Like Christians, Muslims first set out to conquer foreign lands in hope of gaining riches, territory, slaves, and general world domination. But while Christians gained heathen converts through a program of coercion, torture, and mass murder, formally known as Inquisition, Muslims generally didn't force conversion to Islam. Rather, they tolerated other faiths, with special consideration given to Christianity and Judaism (dhimmi), though that didn't stop them from asserting their superiority, destroying temples, desecrating statuary and holy sites, and lopping off enough infidel heads as they went about their business of conquest. In the 1500s, when expelled from Christian Spain, the Jews took welcome refuge in Muslim lands.

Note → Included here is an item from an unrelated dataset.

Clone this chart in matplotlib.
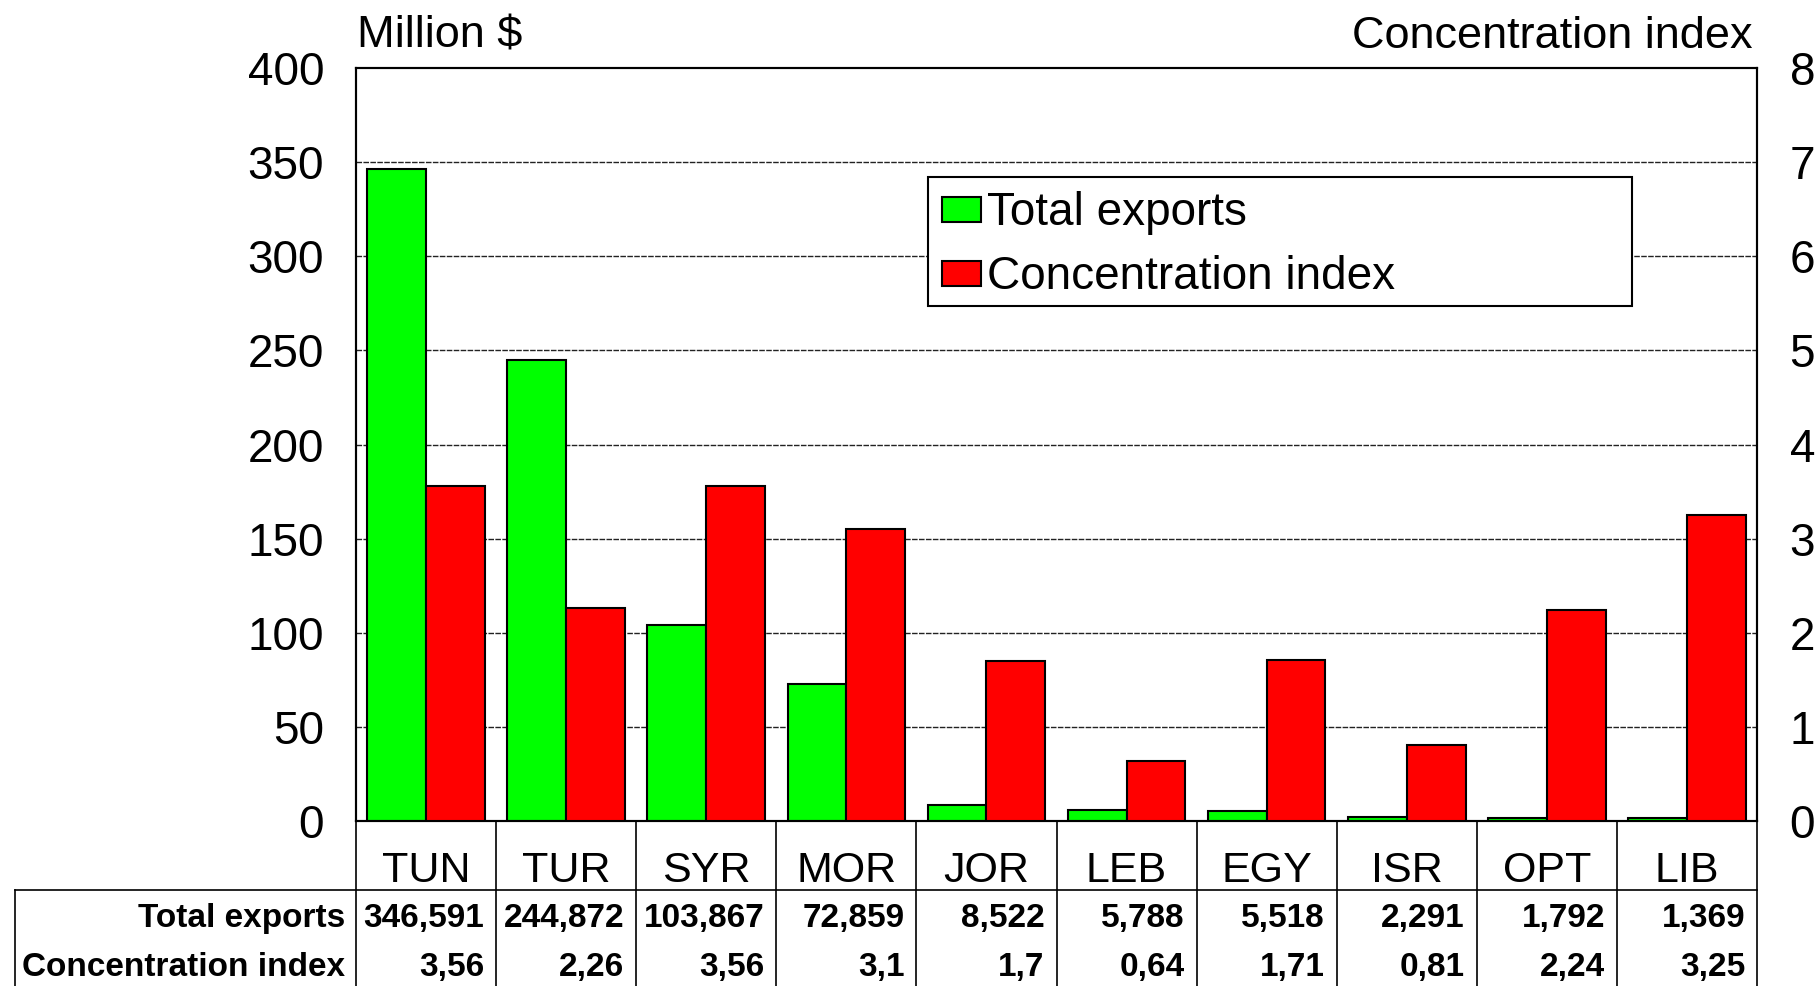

It is fair to say that Islam doesn’t teach hatred and violence any more than does Christianity, nor is one more a religion of peace than the other. And just like most Christians, who routinely ignore or rationalize away injunctions for violence and murder that appear in the New Testament, most Muslims ignore or rationalize away injunctions for violence and murder in the Quran. First comes the everyday business of life: finding work, falling in love, raising kids; life comes to take the place of dialectics. All religious people cherry pick and conveniently interpret their beliefs and moral systems from their books of choice.

Yes, of course there are Muslim “extremists” and fanatics. But no more than there are Christian “extremists” and fanatics. Consider, for instance, these Christians working in Iraq under the protection of the US army:

YouTube: Radical Christian Missionaries in Iraq

This is the kind of story that would never appear on a US media source. Unlikely even in the “alternative” media. But militant Christian zeal is alive and well in the US. For more, check out the 2006 documentary Jesus Camp. No religion has a monopoly on fanaticism. It’s outrageous, blind, and dishonest to point fingers at other religious groups and call them fanatics.

We have Christian jihadis, too. Instead of sending out suicide bombers, these religious "extremists" use the US Armed Forces as their instrument. Whole nations are terrorized by them in their zeal to remake the world according to their own plan, but we don’t call them terrorists because they pander to our prejudices and claim to serve our interests. Most Americans will argue that these holy warriors among us are only a fringe group; but this is true in exactly the same way that it's true of Muslim holy warriors.

That's not to say that every US soldier fights in the name of a holy war; each soldier has his or her own reason for signing up. But to President Bush, who doesn’t hesitate to frame this conflict in religious terms, and many Christians in the United States who follow him, the soldiers are nothing less than their holy warriors. Even if they don't see themselves as warriors for Christendom, many of their biggest cheerleaders largely do. And to recruit more soldiers to their way of thinking, some soldiers have founded an organization called Force Ministries, whose mission is to inculcate in soldiers a commitment to the notion that they are fighting in the name of Christianity.

Here's another point of perspective from a 2006 article in USA Today about Americans' feelings toward American Muslims (emphasis mine):

Thirty-nine percent say they harbor at least some prejudice against Muslims, according to a USA TODAY/Gallup Poll earlier this year. The same percentage favor requiring U.S. Muslims — citizens included — to carry special IDs. About a third say U.S. Muslims sympathize with al-Qaeda.

Does this sound eerily familiar? Ignorance, bigotry, and hatred are no more foreign to the spirit of  American culture than to any culture, anywhere. But the fact that it seems to be quite common doesn’t make it any less ugly or terrifying to me. The most dangerous mistake a people can make is to refuse to see the ordinary humanity of even those they choose to make their enemies; a stance of moral superiority is the one most likely to bring out in us exactly what we hate in the other.

We cannot be complacent about prejudice, fear, and hatred within ourselves and our own tribe. We must keep chipping away at our own hatreds, first. We must be aware of our own hypocricies and weaknesses, constantly examinining ourselves from the outside.